PROVIDED MATERIAL

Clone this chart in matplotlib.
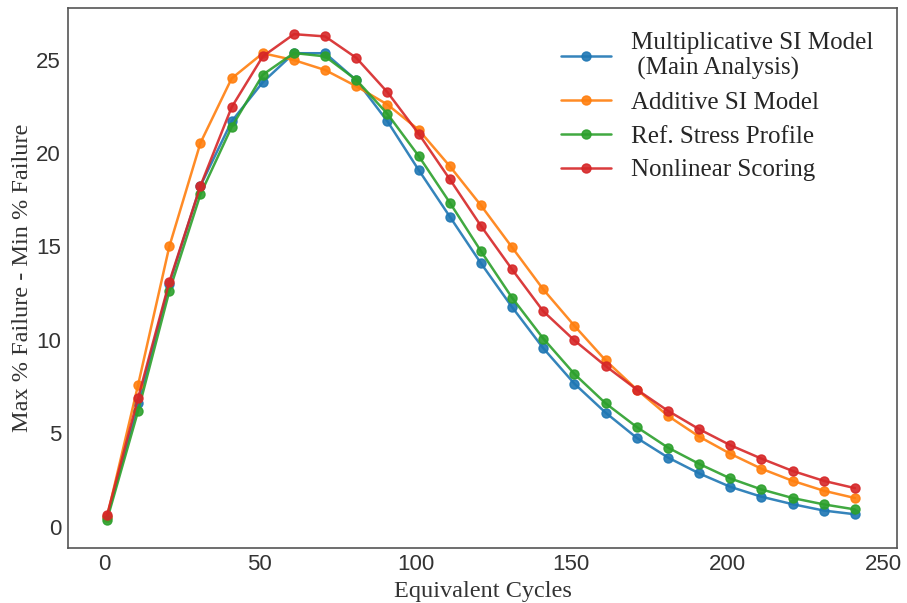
import matplotlib
matplotlib.use('Agg')
import matplotlib.pyplot as plt

# --- 数据 ---
cycles = [1, 11, 21, 31, 41, 51, 61, 71, 81, 91, 101, 111, 121, 131, 141,
          151, 161, 171, 181, 191, 201, 211, 221, 231, 241]

multiplicative = [0.5, 6.6, 13.0, 18.25, 21.7, 23.8, 25.35, 25.35, 23.9, 21.7,
                  19.1, 16.6, 14.1, 11.75, 9.55, 7.65, 6.1, 4.75, 3.7, 2.85,
                  2.13, 1.6, 1.2, 0.86, 0.66]
additive = [0.5, 7.6, 15.0, 20.55, 24.0, 25.35, 24.98, 24.45, 23.58, 22.6,
            21.25, 19.3, 17.2, 14.95, 12.7, 10.75, 8.9, 7.34, 5.93, 4.82,
            3.9, 3.1, 2.45, 1.92, 1.53]
ref_stress = [0.35, 6.2, 12.6, 17.8, 21.4, 24.2, 25.36, 25.18, 23.92, 22.1,
              19.85, 17.35, 14.75, 12.25, 10.07, 8.17, 6.6, 5.33, 4.23, 3.36,
              2.58, 1.99, 1.53, 1.19, 0.92]
nonlinear = [0.6, 6.9, 13.1, 18.25, 22.46, 25.18, 26.37, 26.25, 25.1, 23.26,
             21.04, 18.6, 16.1, 13.77, 11.53, 9.97, 8.6, 7.34, 6.2, 5.22,
             4.36, 3.64, 2.98, 2.45, 2.06]

labels = ['Multiplicative SI Model\n (Main Analysis)', 'Additive SI Model',
          'Ref. Stress Profile', 'Nonlinear Scoring']
series = [multiplicative, additive, ref_stress, nonlinear]
colors = ['#1f77b4', '#ff7f0e', '#2ca02c', '#d62728']
# ----------

plt.style.use('seaborn-v0_8-white')
serif = ['Liberation Serif', 'DejaVu Serif']
sans = ['Liberation Sans', 'DejaVu Sans']

fig, ax = plt.subplots(figsize=(9.07, 6.03), dpi=100)
fig.subplots_adjust(left=0.075, right=0.989, top=0.987, bottom=0.092)

for vals, lab, col in zip(series, labels, colors):
    ax.plot(cycles, vals, marker='o', markersize=6.5, linewidth=1.8,
            color=col, alpha=0.9, label=lab)

ax.set_xlim(-11.5, 254.5)
ax.set_ylim(-1.12, 27.78)
ax.set_xticks([0, 50, 100, 150, 200, 250])
ax.set_yticks([0, 5, 10, 15, 20, 25])
ax.tick_params(length=0, pad=5)

for t in ax.get_xticklabels() + ax.get_yticklabels():
    t.set_family(sans)
    t.set_fontsize(16)
    t.set_color('#333333')

ax.set_xlabel('Equivalent Cycles', family=serif, fontsize=17.5, color='#333333')
ax.set_ylabel('Max % Failure - Min % Failure', family=serif, fontsize=17.5,
              color='#333333', labelpad=2)

for sp in ax.spines.values():
    sp.set_color('#555555')
    sp.set_linewidth(1.2)

ax.legend(loc='upper right', prop={'family': serif, 'size': 18},
          frameon=False, handlelength=2.0, handletextpad=0.8,
          borderaxespad=0.55, labelspacing=0.45)

fig.savefig('out.png', dpi=100)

WHAT IS EXPECTED
Give back exactly the lines from the first line of the data through the line with "151, 161, 171, 181, 191, 201, 211, 221, 231, 241]", pictures excluded.

SOLUTION FOR THIS TASK
Clone this chart in matplotlib.
import matplotlib
matplotlib.use('Agg')
import matplotlib.pyplot as plt

# --- 数据 ---
cycles = [1, 11, 21, 31, 41, 51, 61, 71, 81, 91, 101, 111, 121, 131, 141,
          151, 161, 171, 181, 191, 201, 211, 221, 231, 241]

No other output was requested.